Do you have a secret sauce plug-in?
If I had to pick one, it would be Logic’s stock Sample Delay. I use it to widen sounds to give the track a wider, dynamic sound. I guess it’s not a secret anymore, so let’s keep that just between us.
Any guilty pleasure plug-ins?
The OneKnob plug-ins from waves are amazing in their simplicity. I highly recommend using them for those moments where, for example, a clap needs a little push in the mix. You put OneKnob Pressure on it. I just crank it and listen to the clap just sit on the track. That’s just one example of the many things you could do with the OneKnob plug-ins.
Are there any pieces of hardware that you think could never be replicated in a plug-in?
There is no way you can replicate a set of Neve 1073’s or 1084s.
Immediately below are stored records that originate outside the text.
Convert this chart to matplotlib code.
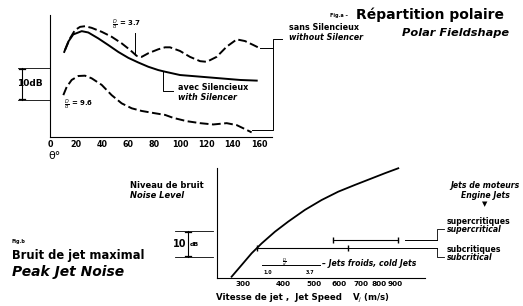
import numpy as np
import matplotlib
matplotlib.use("Agg")
import matplotlib.pyplot as plt
from matplotlib.lines import Line2D
from matplotlib.ticker import FixedLocator, NullLocator, FuncFormatter

## polar fieldshape (fig a): angle (deg) vs level (dB, arbitrary zero)
theta_sans_37 = [11.5, 15.3, 19.1, 23.0, 26.8, 31.9, 39.6, 47.2, 54.9, 61.3, 66.4, 70.2, 75.3,
                 82.9, 88.1, 91.9, 99.5, 107.2, 114.9, 120.0, 127.6, 135.3, 143.0, 149.3, 155.7, 160.8]
level_sans_37 = [26.4, 29.9, 32.4, 33.4, 33.6, 33.1, 31.9, 30.4, 28.4, 26.4, 24.6, 24.3, 25.4,
                 26.6, 27.2, 27.2, 26.1, 24.3, 23.0, 22.8, 24.3, 27.4, 29.6, 29.1, 27.9, 26.9]

theta_avec = [10.9, 14.0, 17.8, 24.3, 29.3, 37.0, 44.6, 52.3, 60.0, 67.6, 75.3, 82.9, 88.1,
              99.5, 114.9, 130.2, 145.5, 158.3]
level_avec = [25.8, 28.9, 31.1, 32.1, 31.7, 29.9, 27.9, 25.8, 24.0, 22.6, 21.3, 20.3, 19.8,
              18.8, 18.3, 17.8, 17.3, 17.1]

theta_sans_96 = [10.2, 12.8, 16.6, 21.7, 26.8, 31.9, 39.6, 47.2, 54.9, 62.6, 70.2, 80.4, 88.1,
                 94.4, 104.7, 114.9, 125.0, 135.3, 143.0, 149.3, 154.4]
level_sans_96 = [12.7, 15.2, 17.3, 18.5, 18.6, 17.8, 15.8, 12.7, 10.2, 8.7, 7.9, 7.2, 6.7,
                 5.8, 4.8, 4.2, 3.8, 4.2, 3.6, 2.4, 1.4]

theta_ticks = [0, 20, 40, 60, 80, 100, 120, 140, 160]

## peak jet noise (fig b): jet speed (m/s) vs level (dB)
vj = [276.6, 297.3, 319.4, 343.3, 377.8, 415.8, 468.8, 528.7, 595.8, 671.9, 757.5, 833.7, 917.5]
noise = [0.5, 5.0, 9.5, 13.3, 17.8, 21.7, 26.2, 30.0, 33.2, 35.8, 38.3, 40.3, 42.2]

supercrit = [573, 915]
supercrit_lvl = 14.6
subcrit = [332, 638]
subcrit_lvl = 11.5
cold = [344, 522]
cold_lvl = 5.0

vj_ticks = [300, 400, 500, 600, 700, 800, 900]

W, H = 523, 306
fig = plt.figure(figsize=(W / 100, H / 100), dpi=100)

def fx(px):
    return px / W

def fy(py):
    return 1 - py / H

def px_line(xs, ys, lw=0.8):
    fig.add_artist(Line2D([fx(x) for x in xs], [fy(y) for y in ys],
                          transform=fig.transFigure, color='k', lw=lw))

def px_text(x, y, s, **kw):
    kw.setdefault('fontsize', 5.5)
    kw.setdefault('fontweight', 'bold')
    kw.setdefault('va', 'center')
    fig.text(fx(x), fy(y), s, **kw)

##---------------- fig a ----------------
ax1 = fig.add_axes([fx(50), fy(137), fx(272) - fx(50), fy(15) - fy(137)])
ax1.plot(theta_sans_37, level_sans_37, color='k', lw=1.4, dashes=(4.5, 1.8), clip_on=False)
ax1.plot(theta_avec, level_avec, color='k', lw=1.4, clip_on=False)
ax1.plot(theta_sans_96, level_sans_96, color='k', lw=1.4, dashes=(4.5, 1.8), clip_on=False)
ax1.set_xlim(0, 170)
ax1.set_ylim(0, 37)
ax1.xaxis.set_major_locator(FixedLocator(theta_ticks))
ax1.set_yticks([])
ax1.tick_params(axis='x', length=0, pad=2, labelsize=5.8)
for lab in ax1.get_xticklabels():
    lab.set_fontweight('bold')
for s in ['top', 'right']:
    ax1.spines[s].set_visible(False)
for s in ['left', 'bottom']:
    ax1.spines[s].set_linewidth(0.8)
ax1.patch.set_alpha(0)

# bracket joining the two "without silencer" curves
ax1.plot([theta_sans_37[-1], 170.8, 170.8, theta_sans_96[-1]],
         [level_sans_37[-1], level_sans_37[-1], 2.1, 2.1], color='k', lw=0.7, clip_on=False)
ax1.plot([170.8, 170.8, 178], [level_sans_37[-1], 29.7, 29.7], color='k', lw=0.7, clip_on=False)
px_text(289, 28, "sans Silencieux", fontsize=5.8)
px_text(289, 38, "without Silencer", fontsize=5.8, style='italic')

# with silencer leader
ax1.plot([86.5, 86.5, 94], [19.9, 13.9, 13.9], color='k', lw=0.7, clip_on=False)
px_text(178, 87, "avec Silencieux", fontsize=5.8)
px_text(178, 97, "with Silencer", fontsize=5.8, style='italic')

# D/d labels
ax1.plot([65, 65], [31.5, 24.8], color='k', lw=0.7)
px_text(112, 25, r"$\frac{D}{d}$ = 3.7", fontsize=5)
px_text(64, 105, r"$\frac{D}{d}$ = 9.6", fontsize=5)

# 10 dB scale (fig a)
px_line([18, 50], [68, 68], lw=0.6)
px_line([18, 50], [100, 100], lw=0.6)
px_line([22, 22], [68, 100], lw=0.8)
px_line([19, 25], [69, 69], lw=0.9)
px_line([19, 25], [99, 99], lw=0.9)
px_text(17, 84, "10dB", fontsize=6.5)
px_text(48, 156, "θ°", fontsize=8, fontweight='normal')

px_text(330, 16, "Fig.a –", fontsize=3.5)
px_text(356, 15, "Répartition polaire", fontsize=10)
px_text(402, 33, "Polar Fieldshape", fontsize=8.2, style='italic')

##---------------- fig b ----------------
ax2 = fig.add_axes([fx(217), fy(278), fx(425) - fx(217), fy(168) - fy(278)])
ax2.set_xscale('log')
ax2.plot(vj, noise, color='k', lw=1.3, clip_on=False)
ax2.set_xlim(249, 1112)
ax2.set_ylim(0, 42.3)
ax2.xaxis.set_major_locator(FixedLocator(vj_ticks))
ax2.xaxis.set_minor_locator(NullLocator())
ax2.xaxis.set_major_formatter(FuncFormatter(lambda v, p: "%d" % v))
ax2.set_yticks([])
ax2.tick_params(axis='x', length=0, pad=2.5, labelsize=5.2)
for lab in ax2.get_xticklabels():
    lab.set_fontweight('bold')
for s in ['top', 'right']:
    ax2.spines[s].set_visible(False)
for s in ['left', 'bottom']:
    ax2.spines[s].set_linewidth(0.8)
ax2.patch.set_alpha(0)

# engine jet ranges
ax2.plot(supercrit, [supercrit_lvl] * 2, color='k', lw=0.8, marker='|', ms=5, clip_on=False)
ax2.plot([960, 1212], [supercrit_lvl] * 2, color='k', lw=0.7, clip_on=False)
ax2.plot(subcrit, [subcrit_lvl] * 2, color='k', lw=0.8, marker='|', ms=5, clip_on=False)
ax2.plot([subcrit[0], 1212], [subcrit_lvl] * 2, color='k', lw=0.7, clip_on=False)
ax2.plot(cold, [cold_lvl] * 2, color='k', lw=0.7, clip_on=False)

px_line([437, 437, 444], [240, 229, 229], lw=0.6)
px_line([437, 437, 444], [248, 257, 257], lw=0.6)
px_text(447, 222, "supercritiques", fontsize=5.6)
px_text(447, 230, "supercritical", fontsize=5.6, style='italic')
px_text(447, 250, "subcritiques", fontsize=5.6)
px_text(447, 258, "subcritical", fontsize=5.6, style='italic')
px_text(485, 185, "Jets de moteurs", fontsize=5.6, ha='center', style='italic')
px_text(485, 195, "Engine Jets", fontsize=5.6, ha='center', style='italic')
px_text(485, 204, "▼", fontsize=5, ha='center')

px_text(282, 262, r"$\frac{D}{d}$", fontsize=4)
px_text(263, 272, "1.0", fontsize=3.5)
px_text(306, 272, "3.7", fontsize=3.5)
px_text(322, 264, "– Jets froids, cold Jets", fontsize=5.6, style='italic')

# 10 dB scale (fig b)
px_line([175, 213], [231, 231], lw=0.6)
px_line([175, 213], [257, 257], lw=0.6)
px_line([188, 188], [231, 257], lw=0.8)
px_line([185, 191], [232, 232], lw=0.9)
px_line([185, 191], [256, 256], lw=0.9)
px_text(186, 244, "10", fontsize=7, ha='right')
px_text(190, 244, "dB", fontsize=4.5)

px_text(130, 186, "Niveau de bruit", fontsize=6)
px_text(130, 196, "Noise Level", fontsize=6, style='italic')
px_text(12, 241, "Fig.b", fontsize=3.5)
px_text(12, 255, "Bruit de jet maximal", fontsize=8.3)
px_text(12, 272, "Peak Jet Noise", fontsize=10, style='italic')
px_text(216, 298, "Vitesse de jet ,  Jet Speed", fontsize=6.2)
px_text(352, 298, "V$_j$ (m/s)", fontsize=6.2)

fig.savefig('out.png', dpi=100)
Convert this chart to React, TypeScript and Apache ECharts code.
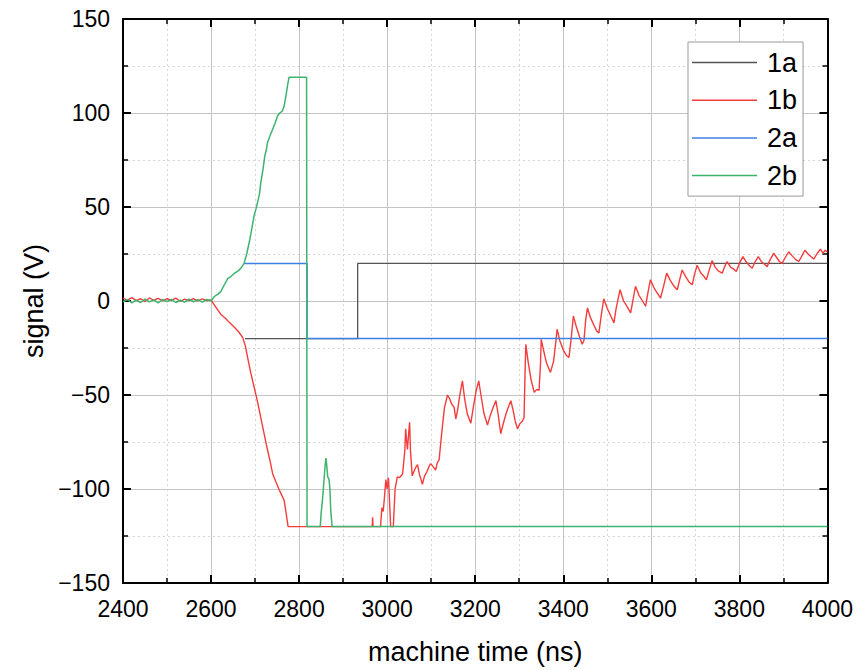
import React, { useEffect, useRef } from "react";
import * as echarts from "echarts";

const seriesNames = ["1a", "1b", "2a", "2b"];
const seriesColors = ["#555555", "#f43c3c", "#3d7fe3", "#3cb46e"];

const s1a: number[][] = [[2677, -20], [2933, -20], [2933, 20], [4000, 20]];

const s2a: number[][] = [[2675, 20], [2818, 20], [2818, -20], [4000, -20]];

const s1b: number[][] = [
  [2400, 1.5], [2410, 0.5], [2420, 1.8], [2430, 0.2], [2440, 1.2], [2450, -0.3], [2460, 1.6], [2470, 0.4],
  [2480, 1.4], [2490, 0], [2500, 1.2], [2510, 0.3], [2520, 1.5], [2530, -0.2], [2540, 1.0], [2550, 0.2],
  [2560, 1.3], [2570, 0.1], [2580, 1.1], [2590, 0.3], [2600, 0.5],
  [2610, -3], [2622, -7], [2632, -9], [2642, -11.5], [2653, -14], [2663, -16.5], [2672, -19.5], [2678, -24],
  [2683, -30], [2690, -38], [2698, -46], [2705, -53], [2713, -62], [2720, -70], [2728, -79], [2734, -85],
  [2740, -92], [2747, -96], [2755, -100.5], [2760, -103], [2766, -106], [2770, -112], [2775, -120],
  [2966, -120], [2967, -115], [2968, -120], [2985, -120], [2988, -110], [2991, -112], [2994, -104], [2997, -95],
  [3000, -100], [3003, -94], [3006, -110], [3008, -120], [3014, -120], [3018, -100], [3023, -93.5], [3028, -94],
  [3035, -92], [3040, -80], [3042, -68], [3044, -74], [3046, -79], [3049, -70], [3051, -64.5], [3053, -80],
  [3057, -93], [3062, -90], [3066, -88], [3069, -87], [3073, -92], [3077, -95], [3080, -97.5], [3085, -93],
  [3090, -91], [3095, -88], [3099, -86.5], [3104, -88], [3110, -90], [3114, -86], [3118, -84.5], [3124, -70],
  [3130, -57], [3137, -50], [3142, -52], [3147, -55], [3152, -56.5], [3156, -62.7], [3160, -58], [3165, -50],
  [3171, -42.5], [3176, -52], [3182, -60], [3190, -65], [3196, -56], [3202, -48], [3208, -42.5], [3213, -50],
  [3220, -60], [3228, -66], [3234, -61], [3240, -57], [3247, -53], [3252, -60], [3258, -70.6], [3264, -65],
  [3270, -60], [3276, -56], [3281, -53], [3286, -58], [3291, -64], [3296, -68], [3302, -65], [3307, -64],
  [3311, -62], [3313, -40], [3315, -23], [3320, -32], [3327, -42], [3334, -48.6], [3340, -47], [3345, -47.6],
  [3348, -35], [3350, -20.4], [3355, -26], [3362, -33], [3371, -38], [3378, -32], [3383, -22], [3386, -15],
  [3392, -21], [3400, -26], [3407, -29], [3413, -30], [3418, -20], [3423, -8], [3430, -14], [3437, -19],
  [3443, -23], [3447, -21], [3451, -10], [3455, -3.7], [3462, -9], [3470, -13], [3476, -16], [3481, -17],
  [3486, -8], [3492, 1.2], [3500, -4], [3508, -8], [3515, -11.6], [3520, -4], [3529, 6], [3537, 0],
  [3545, -3], [3553, -6.3], [3558, 0], [3564, 7.8], [3572, 3], [3580, 0], [3587, -2.8], [3592, 4],
  [3598, 11.3], [3606, 7], [3614, 4], [3621, 1.6], [3627, 7], [3635, 14.8], [3643, 11], [3651, 8],
  [3659, 6], [3664, 11], [3670, 16.5], [3678, 13], [3686, 10], [3693, 8.6], [3698, 14], [3704, 19],
  [3712, 15], [3720, 13], [3725, 11.3], [3731, 16], [3738, 21.5], [3745, 18], [3752, 16], [3761, 14.8],
  [3766, 18], [3772, 21], [3780, 18], [3787, 17], [3793, 15.7], [3800, 20], [3808, 23.6], [3815, 21],
  [3822, 19], [3829, 17.4], [3836, 21], [3843, 23.6], [3850, 21], [3857, 19.5], [3863, 18.3], [3870, 22],
  [3878, 25.4], [3885, 23], [3891, 21], [3897, 20], [3904, 23], [3912, 26.2], [3920, 24], [3928, 22],
  [3935, 21], [3942, 24], [3949, 27], [3956, 25], [3963, 23.5], [3969, 22.3], [3976, 25], [3984, 27.6],
  [3990, 25.5], [3995, 27], [4000, 26],
];

const s2b: number[][] = [
  [2400, -0.5], [2410, 0.8], [2420, -1], [2430, 0.5], [2440, -0.8], [2450, 1], [2460, -0.5], [2470, 0.6],
  [2480, -1], [2490, 0.8], [2500, -0.3], [2510, 0.9], [2520, -0.8], [2530, 0.4], [2540, -0.6], [2550, 1.0],
  [2560, -0.4], [2570, 0.7], [2580, -0.6], [2590, 0.8], [2600, 0], [2608, 2.5], [2615, 3.5], [2622, 5],
  [2630, 8.5], [2638, 12], [2645, 13], [2652, 14.5], [2660, 15.7], [2668, 17.5], [2675, 20], [2681, 25],
  [2687, 31.5], [2693, 39], [2698, 45.6], [2702, 49], [2706, 52.7], [2710, 57], [2713, 63], [2718, 70],
  [2722, 77], [2726, 81], [2728, 84], [2734, 88], [2740, 91.4], [2746, 95], [2751, 98.4], [2756, 100],
  [2762, 101], [2766, 103.7], [2770, 109], [2774, 115], [2777, 119], [2817, 119], [2818, -120], [2848, -120],
  [2850, -113], [2853, -106], [2856, -97], [2859, -88], [2861, -83.5], [2863, -88], [2865, -93.5], [2868, -95],
  [2870, -100], [2872, -112], [2875, -120], [4000, -120],
];

const seriesData = [s1a, s1b, s2a, s2b];
const lineWidths = [1.3, 1.4, 1.5, 1.5];

const X_MIN = 2400, X_MAX = 4000, X_STEP = 200;
const Y_MIN = -150, Y_MAX = 150, Y_STEP = 50;

const FONT = "'Liberation Sans', Arial, sans-serif";

export default function App() {
  const ref = useRef<HTMLDivElement>(null);
  useEffect(() => {
    if (!ref.current) return;
    const chart = echarts.init(ref.current, null, { renderer: "svg" });
    const axisLine = { show: true, onZero: false, lineStyle: { color: "#000", width: 2 } };
    const axisTick = { show: true, inside: true, length: 8, lineStyle: { color: "#000", width: 2 } };
    const minorTick = { show: true, splitNumber: 2, length: 5, lineStyle: { color: "#000", width: 1.5 } };
    const splitLine = { show: true, lineStyle: { color: "#c4c4c4", width: 1 } };
    const minorSplitLine = { show: true, lineStyle: { color: "#d6d6d6", width: 1, type: [2, 3] } };
    const fmt = (v: number) => (v < 0 ? "\u2212" + Math.abs(v) : String(v));
    chart.setOption({
      animation: false,
      backgroundColor: "#fff",
      textStyle: { fontFamily: FONT },
      grid: { left: 123, right: 28, top: 19, bottom: 83 },
      legend: {
        orient: "vertical",
        left: 688,
        top: 42,
        data: seriesNames,
        icon: "rect",
        itemWidth: 65,
        itemHeight: 1.5,
        itemGap: 10.7,
        padding: [7, 6, 7, 4],
        backgroundColor: "#fff",
        borderColor: "#999",
        borderWidth: 1,
        textStyle: { fontSize: 27, color: "#000", fontFamily: FONT, lineHeight: 26, padding: [0, 0, 0, 5] },
      },
      xAxis: [
        {
          type: "value",
          position: "bottom",
          min: X_MIN,
          max: X_MAX,
          interval: X_STEP,
          axisLine,
          axisTick,
          minorTick,
          splitLine,
          minorSplitLine,
          axisLabel: { fontSize: 23, color: "#000", margin: 14, fontFamily: FONT, formatter: fmt },
          name: "machine time (ns)",
          nameLocation: "middle",
          nameGap: 55,
          nameTextStyle: { fontSize: 27, color: "#000", fontFamily: FONT },
        },
        {
          type: "value",
          position: "top",
          min: X_MIN,
          max: X_MAX,
          interval: X_STEP,
          axisLine,
          axisTick,
          minorTick,
          splitLine: { show: false },
          axisLabel: { show: false },
        },
      ],
      yAxis: [
        {
          type: "value",
          position: "left",
          min: Y_MIN,
          max: Y_MAX,
          interval: Y_STEP,
          axisLine,
          axisTick,
          minorTick,
          splitLine,
          minorSplitLine,
          axisLabel: { fontSize: 23, color: "#000", margin: 13, fontFamily: FONT, formatter: fmt },
          name: "signal (V)",
          nameLocation: "middle",
          nameGap: 76,
          nameRotate: 90,
          nameTextStyle: { fontSize: 27, color: "#000", fontFamily: FONT },
        },
        {
          type: "value",
          position: "right",
          min: Y_MIN,
          max: Y_MAX,
          interval: Y_STEP,
          axisLine,
          axisTick,
          minorTick,
          splitLine: { show: false },
          axisLabel: { show: false },
        },
      ],
      series: seriesNames.map((name, i) => ({
        name,
        type: "line",
        xAxisIndex: 0,
        yAxisIndex: 0,
        data: seriesData[i],
        showSymbol: false,
        symbol: "none",
        clip: true,
        color: seriesColors[i],
        lineStyle: { color: seriesColors[i], width: lineWidths[i] },
        emphasis: { disabled: true },
      })),
    });
    return () => chart.dispose();
  }, []);
  return (
    <div
      ref={ref}
      style={{ position: "fixed", left: 0, top: 0, width: 856, height: 670, background: "#fff" }}
    />
  );
}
Some plug-ins come close, but to hear a great vocalist with the proper mic running through that piece of gear is like butter.
What do you use without fully understanding?
Although I have a general knowledge of compression and have been using it for my whole career, I don’t approach it in a mathematical way. I’m just using my ears. Maybe if I learned some of its math I’d be able to work faster than I do now.
What artists in the house scene are exciting you right now?
Miguel Lobo, Cinthie, Jesse Calasso, Honey Dijon, Jaden Thompson, Alinka, Demuir, Salomé Le Chat, and Robb Swinga.
Do you have any advice for producers who are making music on nothing more than a laptop?
My advice has been the same for a long time. It really comes down to creativity. There is such a plethora of plug-ins and inspiring sound banks that there’s no limit to what you can do. My advice is to start with small ideas and work on them – we have so many options nowadays that making a whole track can be daunting. Make it about those baby steps and those small goals. Good luck!